I also play the “guess who made this map?” game. Was it a cartographer, a graphic designer, or an ad agency? There are usually clues based on what was included or as certain principles dominate others. I check the organizational author (town planning department, chamber of commerce, community non-profit?) and think about what they intended, how they hoped to convey it, and what those map planning discussions were like. Yeah, I can be a real bore to non-cartographer friends, so I’ve learned to do this in my head. Of course, sometimes, the game is over immediately when a lone, oversized, commercially-branded symbol sticks out among the rest. Okay, I see you corporate sponsorship, fair enough.
Have you ever noticed a “You Are Here” point that is worn, faded, or entirely gone, while the rest of the map remains in better shape? When I see such weathered points, I think of the history of interactions on that very spot — the number of people who touched their finger to the map, tethering themselves in place, believing that somehow, by physically pinpointing their location while scanning their surroundings, it would speed up the spatial orientation process. But hey, I’ve done it too. Have you? I think of the many crossroads moments (“Should we go here or there?”), the pathfinding moments (“There it is!”), and the settling of directional disputes (“I told you it was THIS way!”) that have all happened right there.
The repetitive “You Are Here” touches aren’t entirely unlike statue rubbings done for good luck. Like the nose on Abraham Lincoln’s bust in Springfield, Illinois, the snout of the Porcellino statue in Florence, Italy, or the head of the Testudo the Terrapin statue on the University of Maryland campus, maybe we touch the “You Are Here” spot for a bit of directional goodwill. Now with statues, the repetition keeps them polished. With maps, it wears the material away. Wait, are you thinking what I’m thinking? You are, right? Locator maps made of bronze with a publicly polished You Are Here point! ….What? That’s out of the budget and highly problematic to keep updated? *sigh* Fine.
What IS here?
Have you ever encountered a locator map that maybe wasn’t needed? As in you can see all the places it depicts from where it stands, or the map is more empty than not, in a way that comes across a bit sad —as if the locals were excited to have a map and stayed committed to that idea even though the result doesn’t match their pride-of-place intentions?
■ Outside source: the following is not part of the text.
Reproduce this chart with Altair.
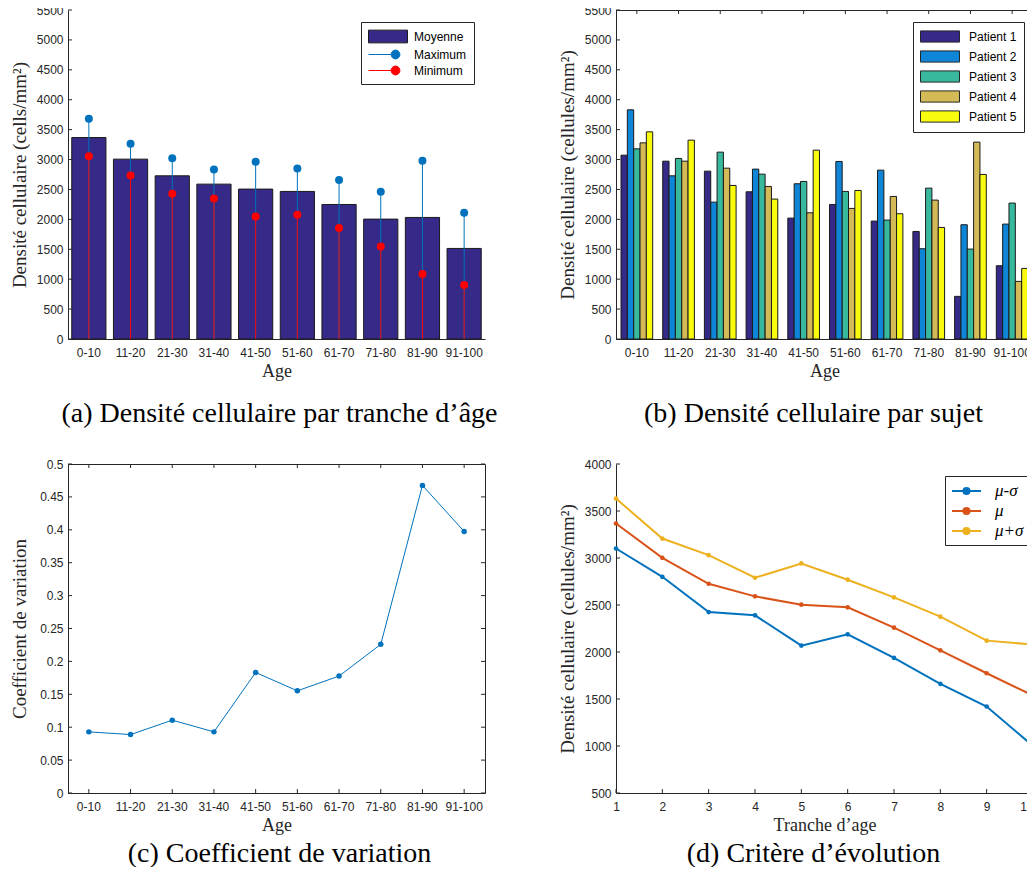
import altair as alt
import pandas as pd

# ---------------- data ----------------
ages = ["0-10", "11-20", "21-30", "31-40", "41-50", "51-60", "61-70", "71-80", "81-90", "91-100"]

moyenne = [3368, 3007, 2728, 2589, 2506, 2467, 2249, 2004, 2032, 1514]
maximum = [3680, 3263, 3023, 2834, 2962, 2851, 2656, 2461, 2979, 2110]
minimum = [3057, 2734, 2428, 2350, 2049, 2077, 1854, 1548, 1086, 902]

patients = ["Patient 1", "Patient 2", "Patient 3", "Patient 4", "Patient 5"]
p1 = [3073, 2973, 2806, 2461, 2021, 2249, 1971, 1798, 713, 1225]
p2 = [3831, 2728, 2288, 2840, 2595, 2968, 2823, 1509, 1910, 1921]
p3 = [3179, 3018, 3124, 2756, 2634, 2467, 1988, 2522, 1503, 2272]
p4 = [3279, 2973, 2856, 2550, 2110, 2183, 2383, 2322, 3291, 963]
p5 = [3463, 3324, 2567, 2339, 3157, 2483, 2094, 1865, 2751, 1180]

cv = [0.0929, 0.0888, 0.1107, 0.0929, 0.1832, 0.1553, 0.1777, 0.2259, 0.4675, 0.3975]

tranches = [1, 2, 3, 4, 5, 6, 7, 8, 9, 10]
mu_moins = [3101, 2800, 2425, 2390, 2068, 2188, 1937, 1661, 1420, 1000]
mu = [3367, 3002, 2726, 2592, 2503, 2475, 2259, 2018, 1774, 1537]
mu_plus = [3632, 3207, 3030, 2790, 2942, 2769, 2581, 2376, 2121, 2079]

series_a = ["Moyenne", "Maximum", "Minimum"]
series_d = ["μ-σ", "μ", "μ+σ"]

yticks_a = list(range(0, 5501, 500))
yticks_c = [round(0.05 * i, 2) for i in range(11)]
yticks_d = list(range(500, 4001, 500))

# ---------------- style ----------------
AX = "#262626"
W, H = 417, 329
SANS = "Liberation Sans"
SERIF = "Liberation Serif"
TL = 4  # inward tick length

PARULA5 = ["#352a87", "#0f85d7", "#38b99e", "#d4ba56", "#f9fb0e"]
BLUE, ORANGE, YELLOW = "#0072bd", "#d95319", "#edb120"
COLS_D = [BLUE, ORANGE, YELLOW]

# legend symbol paths (unit = sqrt(symbolSize)/2 px), extending to the right of the nominal square
RECT_A = "M-1,-0.91L4.57,-0.91L4.57,0.91L-1,0.91Z"
STEM = "M-1,0L2.86,0M3.49,0A0.63,0.63 0 1 1 2.23,0A0.63,0.63 0 1 1 3.49,0Z"
RECT_B = "M-1,-0.8L4.57,-0.8L4.57,0.8L-1,0.8Z"
LINEDOT = "M-1,0L2.63,0M1.19,0A0.38,0.38 0 1 1 0.43,0A0.38,0.38 0 1 1 1.19,0Z"


def xaxis(title, **kw):
    return alt.Axis(title=title, labelAngle=0, ticks=False, labelPadding=8,
                    titlePadding=4, titleFontSize=18, **kw)


def yaxis(title, values, **kw):
    return alt.Axis(title=title, values=values, ticks=False, labelPadding=5,
                    titlePadding=7, titleFontSize=19, minExtent=32, maxExtent=32, **kw)


def left_ticks(vals, scale, ax):
    d = pd.DataFrame({"t": vals})
    return alt.Chart(d).mark_rule(color=AX, strokeWidth=1).encode(
        y=alt.Y("t:Q", scale=scale, axis=ax), x=alt.value(0), x2=alt.value(TL))


def right_ticks(vals, scale, ax):
    d = pd.DataFrame({"t": vals})
    return alt.Chart(d).mark_rule(color=AX, strokeWidth=1).encode(
        y=alt.Y("t:Q", scale=scale, axis=ax), x=alt.value(W), x2=alt.value(W - TL))


def top_ticks(vals, scale, ax, typ="N"):
    d = pd.DataFrame({"t": vals})
    return alt.Chart(d).mark_rule(color=AX, strokeWidth=1).encode(
        x=alt.X(f"t:{typ}", scale=scale, axis=ax, sort=None), y=alt.value(0), y2=alt.value(TL))


def bottom_ticks(vals, scale, ax, typ="N"):
    d = pd.DataFrame({"t": vals})
    return alt.Chart(d).mark_rule(color=AX, strokeWidth=1).encode(
        x=alt.X(f"t:{typ}", scale=scale, axis=ax, sort=None), y=alt.value(H), y2=alt.value(H - TL))


def caption(text, dx, offset):
    return alt.TitleParams(text=text, orient="bottom", anchor="middle", frame="group",
                           font=SERIF, fontSize=28, fontWeight="normal", color="black",
                           offset=offset, dx=dx)


# ---------------- panel (a) ----------------
df_a = pd.DataFrame({"age": ages, "moyenne": moyenne, "maximum": maximum, "minimum": minimum})
xs_a = alt.Scale(domain=ages, paddingInner=0.18, paddingOuter=0.09)
ys_a = alt.Scale(domain=[0, 5500], nice=False)
xa_a = xaxis("Age")
ya_a = yaxis("Densité cellulaire (cells/mm²)", yticks_a, format="d")

bars_a = alt.Chart(df_a).mark_bar(color="#352a87", stroke="#1a1a1a", strokeWidth=1).encode(
    x=alt.X("age:N", scale=xs_a, sort=ages, axis=xa_a),
    y=alt.Y("moyenne:Q", scale=ys_a, axis=ya_a))
stem_max = alt.Chart(df_a).mark_rule(color=BLUE, strokeWidth=1).encode(
    x=alt.X("age:N", scale=xs_a, sort=ages, axis=xa_a),
    y=alt.Y("maximum:Q", scale=ys_a, axis=ya_a), y2=alt.datum(0))
stem_min = alt.Chart(df_a).mark_rule(color="#ff0000", strokeWidth=1).encode(
    x=alt.X("age:N", scale=xs_a, sort=ages, axis=xa_a),
    y=alt.Y("minimum:Q", scale=ys_a, axis=ya_a), y2=alt.datum(0))
dot_max = alt.Chart(df_a).mark_circle(color=BLUE, size=64, opacity=1).encode(
    x=alt.X("age:N", scale=xs_a, sort=ages, axis=xa_a),
    y=alt.Y("maximum:Q", scale=ys_a, axis=ya_a))
dot_min = alt.Chart(df_a).mark_circle(color="#ff0000", size=64, opacity=1).encode(
    x=alt.X("age:N", scale=xs_a, sort=ages, axis=xa_a),
    y=alt.Y("minimum:Q", scale=ys_a, axis=ya_a))

leg_a = alt.Legend(title=None, orient="none", legendX=293, legendY=12, symbolSize=196,
                   symbolOpacity=1, symbolStrokeWidth=1, labelFont=SANS, labelFontSize=12,
                   labelColor="black", labelOffset=31, padding=7, rowPadding=2,
                   fillColor="white", strokeColor=AX, cornerRadius=0)
legend_layer_a = alt.Chart(pd.DataFrame({"serie": series_a})).mark_point(filled=True, opacity=0).encode(
    x=alt.value(W / 2), y=alt.value(H / 2),
    fill=alt.Fill("serie:N", scale=alt.Scale(domain=series_a, range=["#352a87", BLUE, "#ff0000"]),
                  legend=leg_a, sort=series_a),
    stroke=alt.Stroke("serie:N", scale=alt.Scale(domain=series_a, range=["#1a1a1a", BLUE, "#ff0000"]),
                      legend=leg_a, sort=series_a),
    shape=alt.Shape("serie:N", scale=alt.Scale(domain=series_a, range=[RECT_A, STEM, STEM]),
                    legend=leg_a, sort=series_a))

chart_a = alt.layer(bars_a, stem_max, stem_min, dot_max, dot_min, left_ticks(yticks_a, ys_a, ya_a),
                    legend_layer_a).properties(
    width=W, height=H, title=caption("(a) Densité cellulaire par tranche d’âge", 3, 20))

# ---------------- panel (b) ----------------
rows_b = []
for i, a in enumerate(ages):
    for name, vals in zip(patients, [p1, p2, p3, p4, p5]):
        rows_b.append({"age": a, "patient": name, "val": vals[i]})
df_b = pd.DataFrame(rows_b)
xs_b = alt.Scale(domain=ages, paddingInner=0.24, paddingOuter=0.12)
ys_b = alt.Scale(domain=[0, 5500], nice=False)
xa_b = xaxis("Age")
ya_b = yaxis("Densité cellulaire (cellules/mm²)", yticks_a, format="d")

bars_b = alt.Chart(df_b).mark_bar(stroke="#1a1a1a", strokeWidth=1).encode(
    x=alt.X("age:N", scale=xs_b, sort=ages, axis=xa_b),
    xOffset=alt.XOffset("patient:N", sort=patients, scale=alt.Scale(paddingInner=0, paddingOuter=0)),
    y=alt.Y("val:Q", scale=ys_b, axis=ya_b),
    color=alt.Color("patient:N", sort=patients,
                    scale=alt.Scale(domain=patients, range=PARULA5),
                    legend=alt.Legend(title=None, orient="none", legendX=297, legendY=12,
                                      symbolType=RECT_B, symbolSize=196, symbolStrokeColor=AX,
                                      symbolStrokeWidth=1, symbolOpacity=1, labelFont=SANS,
                                      labelFontSize=12, labelColor="black", labelOffset=34,
                                      padding=7, rowPadding=3, fillColor="white",
                                      strokeColor=AX, cornerRadius=0)))

chart_b = alt.layer(bars_b, left_ticks(yticks_a, ys_b, ya_b), right_ticks(yticks_a, ys_b, ya_b),
                    top_ticks(ages, xs_b, xa_b)).properties(
    width=W, height=H, view=alt.ViewBackground(stroke=AX, strokeWidth=1),
    title=caption("(b) Densité cellulaire par sujet", -11, 20))

# ---------------- panel (c) ----------------
df_c = pd.DataFrame({"age": ages, "cv": cv})
xs_c = alt.Scale(domain=ages, paddingInner=0, paddingOuter=0)
ys_c = alt.Scale(domain=[0, 0.5], nice=False)
xa_c = xaxis("Age")
ya_c = yaxis("Coefficient de variation", yticks_c, format=".2~f")
line_c = alt.Chart(df_c).mark_line(color=BLUE, strokeWidth=1).encode(
    x=alt.X("age:N", scale=xs_c, sort=ages, axis=xa_c),
    y=alt.Y("cv:Q", scale=ys_c, axis=ya_c))
pts_c = alt.Chart(df_c).mark_circle(color=BLUE, size=30, opacity=1).encode(
    x=alt.X("age:N", scale=xs_c, sort=ages, axis=xa_c),
    y=alt.Y("cv:Q", scale=ys_c, axis=ya_c))
chart_c = alt.layer(line_c, pts_c, left_ticks(yticks_c, ys_c, ya_c), right_ticks(yticks_c, ys_c, ya_c),
                    top_ticks(ages, xs_c, xa_c), bottom_ticks(ages, xs_c, xa_c)).properties(
    width=W, height=H, view=alt.ViewBackground(stroke=AX, strokeWidth=1),
    title=caption("(c) Coefficient de variation", 3, 6))

# ---------------- panel (d) ----------------
rows_d = []
for name, vals in zip(series_d, [mu_moins, mu, mu_plus]):
    for t, v in zip(tranches, vals):
        rows_d.append({"tranche": t, "courbe": name, "val": v})
df_d = pd.DataFrame(rows_d)
xs_d = alt.Scale(domain=[1, 10], nice=False, zero=False)
ys_d = alt.Scale(domain=[500, 4000], nice=False, zero=False)
xa_d = xaxis("Tranche d’age", values=tranches, format="d",
              labelAlign={"condition": {"test": "datum.value == 10", "value": "right"}, "value": "center"})
ya_d = yaxis("Densité cellulaire (cellules/mm²)", yticks_d, format="d")

layers_d = []
for name, col in zip(series_d, COLS_D):
    base = alt.Chart(df_d).transform_filter(alt.datum.courbe == name)
    layers_d.append(base.mark_line(strokeWidth=2, color=col).encode(
        x=alt.X("tranche:Q", scale=xs_d, axis=xa_d),
        y=alt.Y("val:Q", scale=ys_d, axis=ya_d)))
    layers_d.append(base.mark_circle(size=22, opacity=1, color=col).encode(
        x=alt.X("tranche:Q", scale=xs_d, axis=xa_d),
        y=alt.Y("val:Q", scale=ys_d, axis=ya_d)))

leg_d = alt.Legend(title=None, orient="none", legendX=329, legendY=12, symbolSize=256,
                   symbolOpacity=1, symbolStrokeWidth=2, labelFont=SERIF, labelFontStyle="italic",
                   labelFontSize=17, labelColor="black", labelOffset=26, padding=6, rowPadding=3,
                   fillColor="white", strokeColor=AX, cornerRadius=0)
legend_layer_d = alt.Chart(pd.DataFrame({"serie": series_d})).mark_point(filled=True, opacity=0).encode(
    x=alt.value(W / 2), y=alt.value(H / 2),
    fill=alt.Fill("serie:N", scale=alt.Scale(domain=series_d, range=COLS_D),
                  legend=leg_d, sort=series_d),
    stroke=alt.Stroke("serie:N", scale=alt.Scale(domain=series_d, range=COLS_D),
                      legend=leg_d, sort=series_d),
    shape=alt.Shape("serie:N", scale=alt.Scale(domain=series_d, range=[LINEDOT, LINEDOT, LINEDOT]),
                    legend=leg_d, sort=series_d))

chart_d = alt.layer(*layers_d, left_ticks(yticks_d, ys_d, ya_d),
                    bottom_ticks(tranches, xs_d, xa_d, "Q"), legend_layer_d).properties(
    width=W, height=H, title=caption("(d) Critère d’évolution", -11, 6))

# ---------------- layout ----------------
RES = dict(color="independent", fill="independent", stroke="independent", shape="independent")
chart = alt.concat(
    chart_a, chart_b, chart_c, chart_d,
    columns=2, spacing=alt.RowColnumber(row=125, column=131), bounds="flush",
).resolve_scale(**RES).properties(
    padding={"left": 1, "top": -5, "right": -11, "bottom": -2}
).configure_axis(
    labelFont=SANS, labelFontSize=12, labelColor=AX,
    titleFont=SERIF, titleFontWeight="normal", titleColor=AX,
    domainColor=AX, domainWidth=1, grid=False,
).configure_view(stroke="transparent")

chart.save("out.html", embed_options={"renderer": "svg", "actions": False})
That emptiness is just due to data and design choices. We know there is more. At that location. At every location. As geospatialists, we know the layers. We know of the things beneath and above and the intangible thematic data in between. There is, in fact, so much right here, at this one point, and I’m grateful to be cognizant of that richness of spatial information — a real perk of our profession. So I like to mentally fill in the otherwise lacking map as an acknowledgment to a place’s fullness, not its projected emptiness. Wait, do you all get geospatially philosophical too? Is it just me? Have I made things weird (again)?
Your Locator Map
If you made a locator map, what would it look like? Where would you place it: In a public space in your community? In your neighborhood? Maybe in your home? Where would “You Are Here” be, and what landmarks and amenities would you include? Locally focused maps made during COVID lockdown provide creative examples of the many possibilities. I think I’ll make one myself (and I may or may not have already ordered a You Are Here doormat to tie it all together).
We are here, in the geospatial realm, more aware of ‘here’ than most and, hopefully, not taking it for granted.
But right now all I really want to know is where can I see the fancy chickens at the Montgomery County Fair? …And where can I find the funnel cakes?